* **Short task**
List each line of the data that holds the string "this", please.

* **Supplied records**
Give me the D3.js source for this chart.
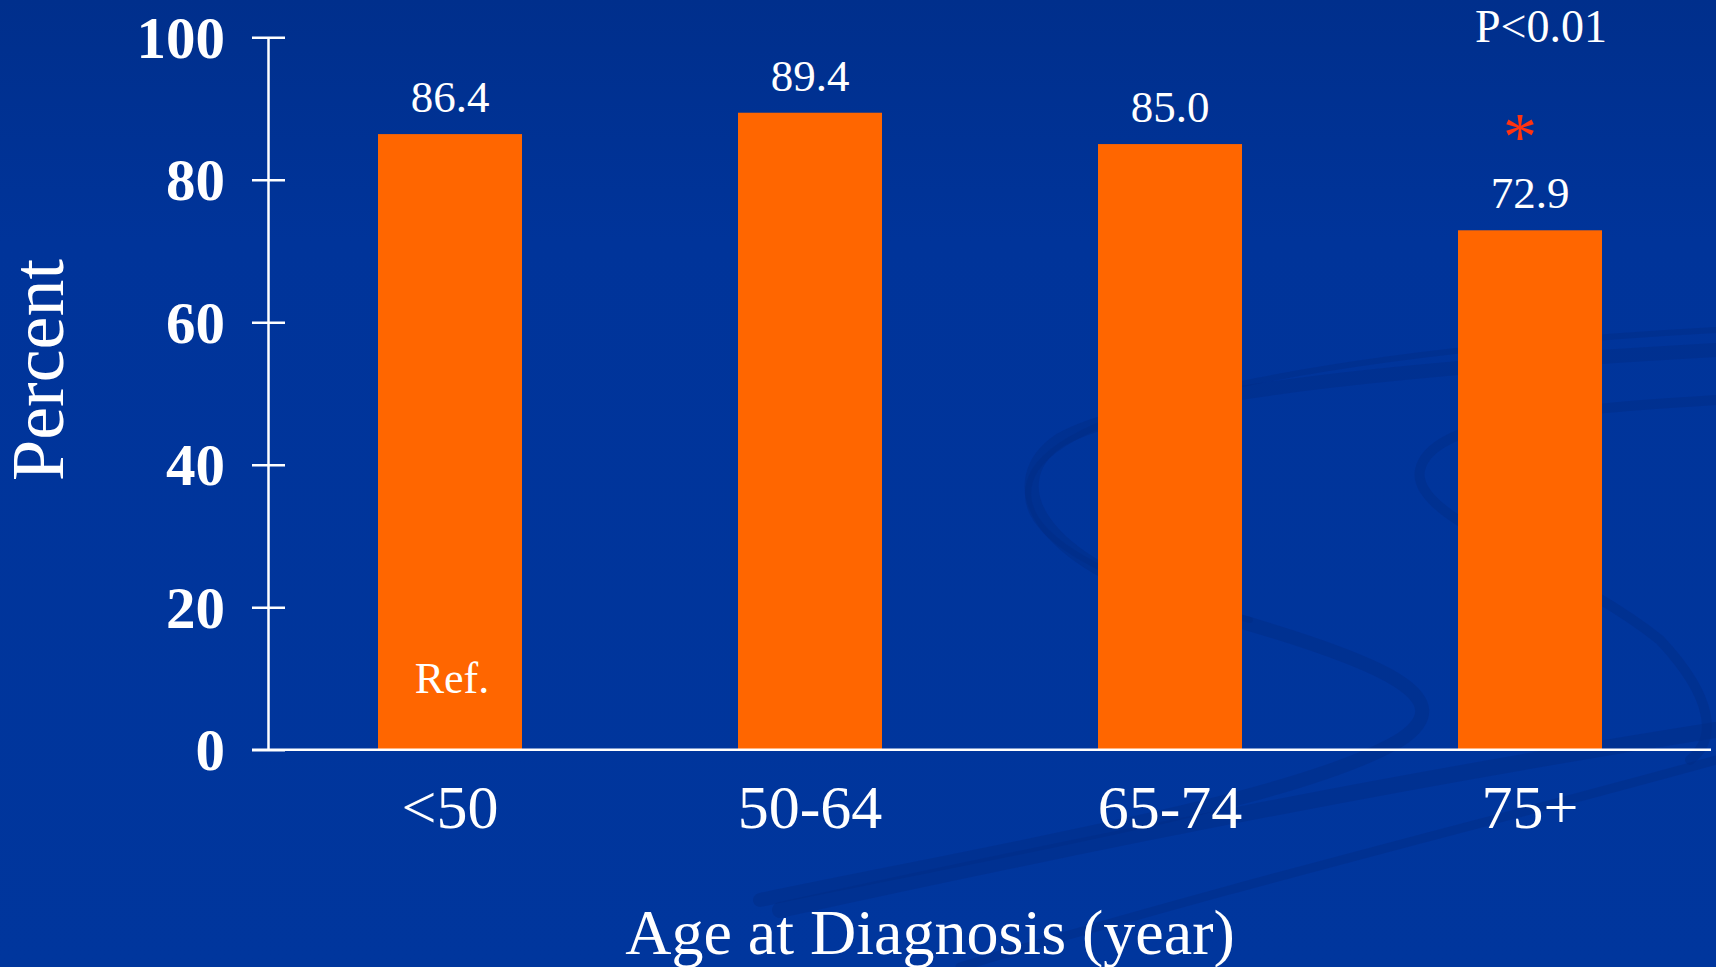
--
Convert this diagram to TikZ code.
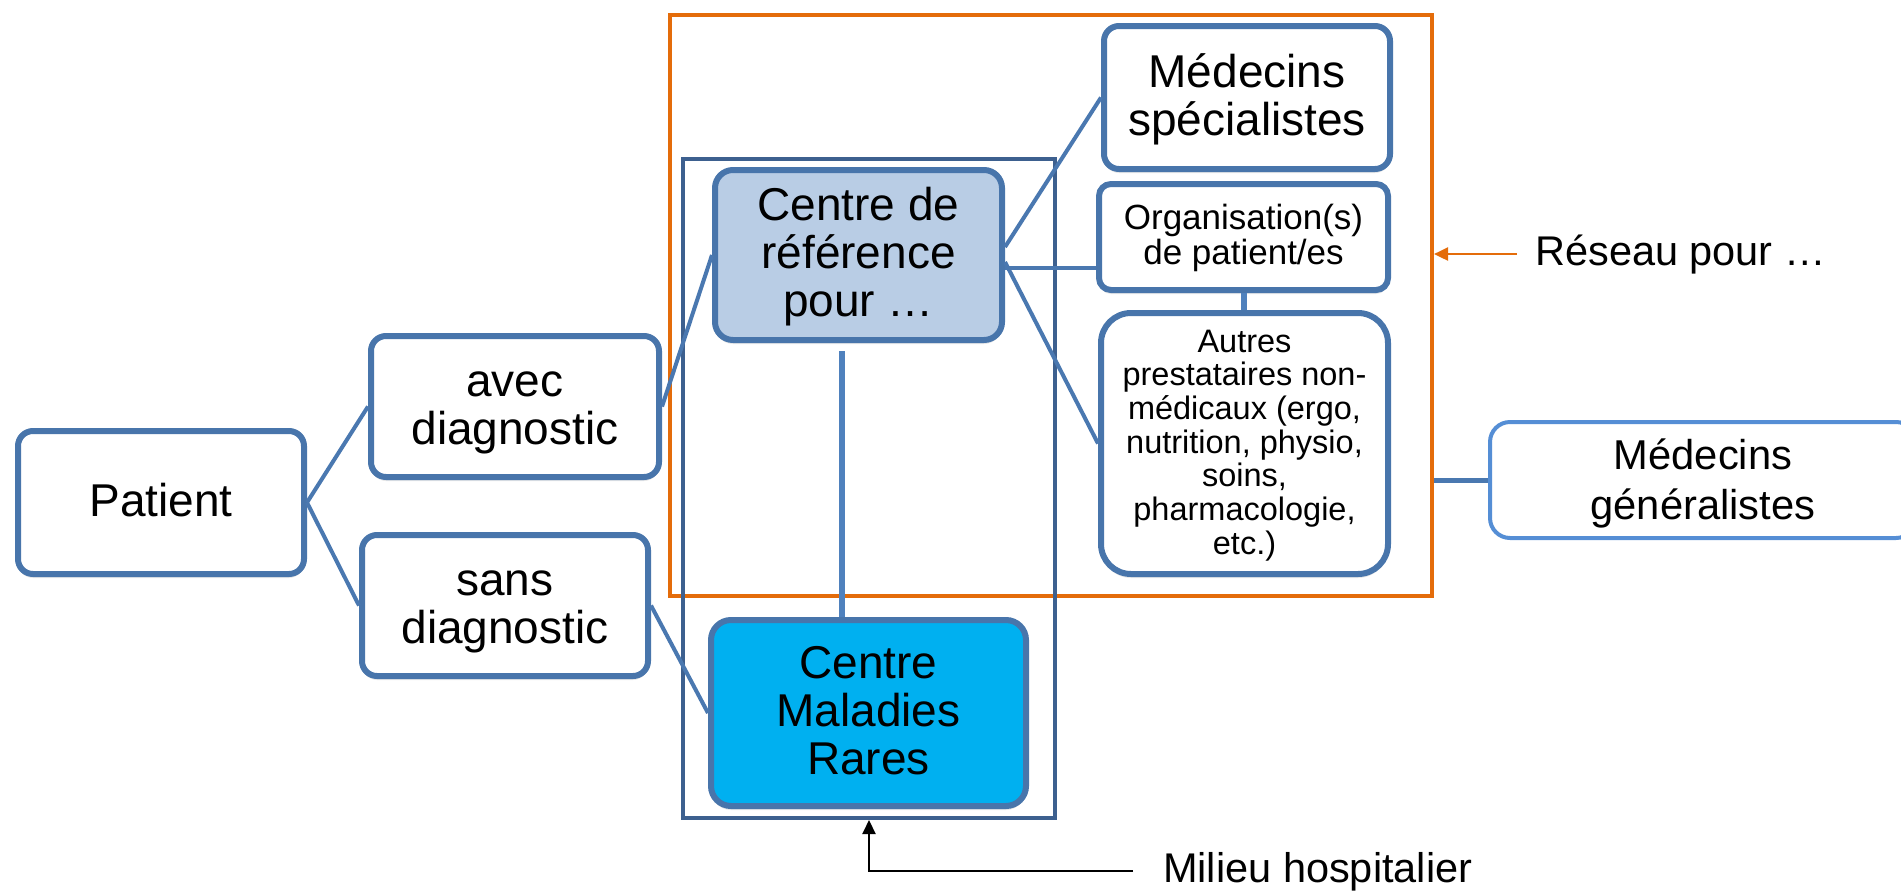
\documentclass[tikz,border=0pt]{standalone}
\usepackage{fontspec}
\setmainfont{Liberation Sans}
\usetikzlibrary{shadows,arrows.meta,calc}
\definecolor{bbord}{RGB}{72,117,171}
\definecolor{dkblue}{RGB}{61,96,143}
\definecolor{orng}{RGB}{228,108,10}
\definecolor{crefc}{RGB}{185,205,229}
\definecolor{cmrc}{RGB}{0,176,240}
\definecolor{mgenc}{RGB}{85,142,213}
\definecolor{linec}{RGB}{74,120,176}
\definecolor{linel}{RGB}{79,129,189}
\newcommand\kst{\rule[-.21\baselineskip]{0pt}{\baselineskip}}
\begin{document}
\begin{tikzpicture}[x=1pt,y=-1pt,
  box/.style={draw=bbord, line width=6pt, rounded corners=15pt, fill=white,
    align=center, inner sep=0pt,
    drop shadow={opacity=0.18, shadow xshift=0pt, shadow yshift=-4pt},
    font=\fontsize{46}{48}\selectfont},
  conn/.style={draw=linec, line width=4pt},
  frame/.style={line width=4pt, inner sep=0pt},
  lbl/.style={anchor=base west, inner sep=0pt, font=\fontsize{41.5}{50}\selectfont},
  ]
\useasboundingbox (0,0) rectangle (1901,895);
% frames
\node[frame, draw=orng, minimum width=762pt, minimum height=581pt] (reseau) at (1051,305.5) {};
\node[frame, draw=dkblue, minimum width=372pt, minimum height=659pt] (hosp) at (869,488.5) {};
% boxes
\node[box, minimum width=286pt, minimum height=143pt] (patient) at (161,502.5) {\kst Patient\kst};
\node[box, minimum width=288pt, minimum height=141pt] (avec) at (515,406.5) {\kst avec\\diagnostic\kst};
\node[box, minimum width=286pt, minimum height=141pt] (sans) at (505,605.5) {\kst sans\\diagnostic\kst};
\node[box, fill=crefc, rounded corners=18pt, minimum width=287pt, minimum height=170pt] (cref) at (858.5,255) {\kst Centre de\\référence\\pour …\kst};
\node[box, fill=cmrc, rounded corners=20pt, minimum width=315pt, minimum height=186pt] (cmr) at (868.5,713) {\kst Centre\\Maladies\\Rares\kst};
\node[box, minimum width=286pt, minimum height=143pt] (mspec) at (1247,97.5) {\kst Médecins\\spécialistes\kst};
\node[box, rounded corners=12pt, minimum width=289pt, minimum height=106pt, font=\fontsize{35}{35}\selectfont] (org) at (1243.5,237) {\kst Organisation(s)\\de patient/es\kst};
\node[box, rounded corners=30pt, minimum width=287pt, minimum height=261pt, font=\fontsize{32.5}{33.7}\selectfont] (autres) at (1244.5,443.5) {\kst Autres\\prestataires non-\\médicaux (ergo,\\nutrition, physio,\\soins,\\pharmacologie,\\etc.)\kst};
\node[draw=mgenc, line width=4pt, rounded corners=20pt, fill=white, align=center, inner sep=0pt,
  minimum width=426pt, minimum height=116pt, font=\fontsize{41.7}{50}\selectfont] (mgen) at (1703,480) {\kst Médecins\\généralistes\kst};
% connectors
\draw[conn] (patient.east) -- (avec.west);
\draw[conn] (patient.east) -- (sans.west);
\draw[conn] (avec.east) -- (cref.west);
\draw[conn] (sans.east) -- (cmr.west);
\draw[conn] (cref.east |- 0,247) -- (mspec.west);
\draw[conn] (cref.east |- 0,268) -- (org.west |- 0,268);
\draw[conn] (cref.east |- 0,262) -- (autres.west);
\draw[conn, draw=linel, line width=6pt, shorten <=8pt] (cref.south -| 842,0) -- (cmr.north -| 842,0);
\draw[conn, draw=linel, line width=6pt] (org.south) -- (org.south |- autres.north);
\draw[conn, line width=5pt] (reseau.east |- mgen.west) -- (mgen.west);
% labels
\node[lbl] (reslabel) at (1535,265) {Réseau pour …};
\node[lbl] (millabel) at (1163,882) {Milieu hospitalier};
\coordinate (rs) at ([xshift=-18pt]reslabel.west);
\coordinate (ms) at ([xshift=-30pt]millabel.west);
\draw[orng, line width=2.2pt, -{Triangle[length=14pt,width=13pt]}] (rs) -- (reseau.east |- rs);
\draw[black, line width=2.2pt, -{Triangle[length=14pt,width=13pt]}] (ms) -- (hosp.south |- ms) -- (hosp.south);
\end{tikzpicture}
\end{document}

* **The reply**
Give me the D3.js source for this chart.
Convert this diagram to TikZ code.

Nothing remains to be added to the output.